## BEGIN Available data

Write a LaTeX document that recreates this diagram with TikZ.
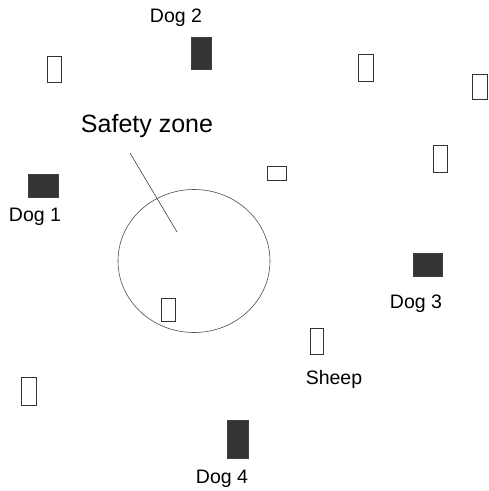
\documentclass[tikz,border=0pt]{standalone}
\usepackage{fontspec}
\setmainfont{Liberation Sans}
\usepackage{tikz}
\usetikzlibrary{positioning,shapes.geometric}
\tikzstyle{sheep} = [rectangle, minimum width=14pt, minimum height=26pt, inner sep=0pt, draw=black!80, line width=0.8pt, fill=white]
\tikzstyle{dog} = [rectangle, minimum width=30pt, minimum height=23pt, inner sep=0pt, fill=black!80, draw=black!75, line width=0.6pt]
\tikzstyle{tag} = [inner sep=0pt, font=\fontsize{19.5}{22}\selectfont]
\begin{document}
\begin{tikzpicture}[x=1pt, y=-1pt]
			\useasboundingbox (0,0) rectangle (489,491);
			
			% safety zone
			\node [draw=black!70, line width=0.6pt, ellipse, minimum width=152pt, minimum height=143pt, inner sep=0pt] (zone) at (194,261) {};
			\node [inner sep=0pt, font=\fontsize{25}{28}\selectfont] (zonelabel) at (147,126) {Safety zone};
			\coordinate (zonetop) at (130,153);
			\coordinate (zonept) at (177,232);
			
			% dogs
			\node [dog] (dog1) at (43,186) {};
			\node [dog, minimum width=20pt, minimum height=32pt] (dog2) at (201,53) {};
			\node [dog, minimum width=29pt] (dog3) at (428,265) {};
			\node [dog, minimum width=21pt, minimum height=38pt] (dog4) at (238,439) {};
			
			\node [tag] (doglabel1) at (35,217) {Dog 1};
			\node [tag] (doglabel2) at (176,18) {Dog 2};
			\node [tag] (doglabel3) at (416,304) {Dog 3};
			\node [tag] (doglabel4) at (222,479) {Dog 4};
			
			% sheep
			\node [sheep] (sheep1) at (54,69) {};
			\node [sheep, minimum width=15pt, minimum height=27pt] (sheep2) at (366,68) {};
			\node [sheep, minimum width=15pt, minimum height=25pt] (sheep3) at (480,87) {};
			\node [sheep, minimum height=27pt] (sheep4) at (440,159) {};
			\node [sheep, minimum width=19pt, minimum height=14pt] (sheep5) at (277,173) {};
			\node [sheep, minimum height=23pt] (sheep6) at (168,310) {};
			\node [sheep, minimum width=13pt] (sheep7) at (317,341) {};
			\node [sheep, minimum width=15pt, minimum height=28pt] (sheep8) at (29,391) {};
			
			\node [tag, below=16pt of sheep7.south, xshift=17pt] (sheeplabel) {Sheep};
			
			\draw [black!75, line width=0.6pt] (zonetop) -- (zonept);
			
		\end{tikzpicture}
\end{document}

## END Available data

> _Written task_: Up to and including the line containing "minimum width=21pt, minimum", repeat every line from the start of the data, but none of the pictures.

> _Exercise answer_:
Write a LaTeX document that recreates this diagram with TikZ.
\documentclass[tikz,border=0pt]{standalone}
\usepackage{fontspec}
\setmainfont{Liberation Sans}
\usepackage{tikz}
\usetikzlibrary{positioning,shapes.geometric}
\tikzstyle{sheep} = [rectangle, minimum width=14pt, minimum height=26pt, inner sep=0pt, draw=black!80, line width=0.8pt, fill=white]
\tikzstyle{dog} = [rectangle, minimum width=30pt, minimum height=23pt, inner sep=0pt, fill=black!80, draw=black!75, line width=0.6pt]
\tikzstyle{tag} = [inner sep=0pt, font=\fontsize{19.5}{22}\selectfont]
\begin{document}
\begin{tikzpicture}[x=1pt, y=-1pt]
			\useasboundingbox (0,0) rectangle (489,491);
			
			% safety zone
			\node [draw=black!70, line width=0.6pt, ellipse, minimum width=152pt, minimum height=143pt, inner sep=0pt] (zone) at (194,261) {};
			\node [inner sep=0pt, font=\fontsize{25}{28}\selectfont] (zonelabel) at (147,126) {Safety zone};
			\coordinate (zonetop) at (130,153);
			\coordinate (zonept) at (177,232);
			
			% dogs
			\node [dog] (dog1) at (43,186) {};
			\node [dog, minimum width=20pt, minimum height=32pt] (dog2) at (201,53) {};
			\node [dog, minimum width=29pt] (dog3) at (428,265) {};
			\node [dog, minimum width=21pt, minimum height=38pt] (dog4) at (238,439) {};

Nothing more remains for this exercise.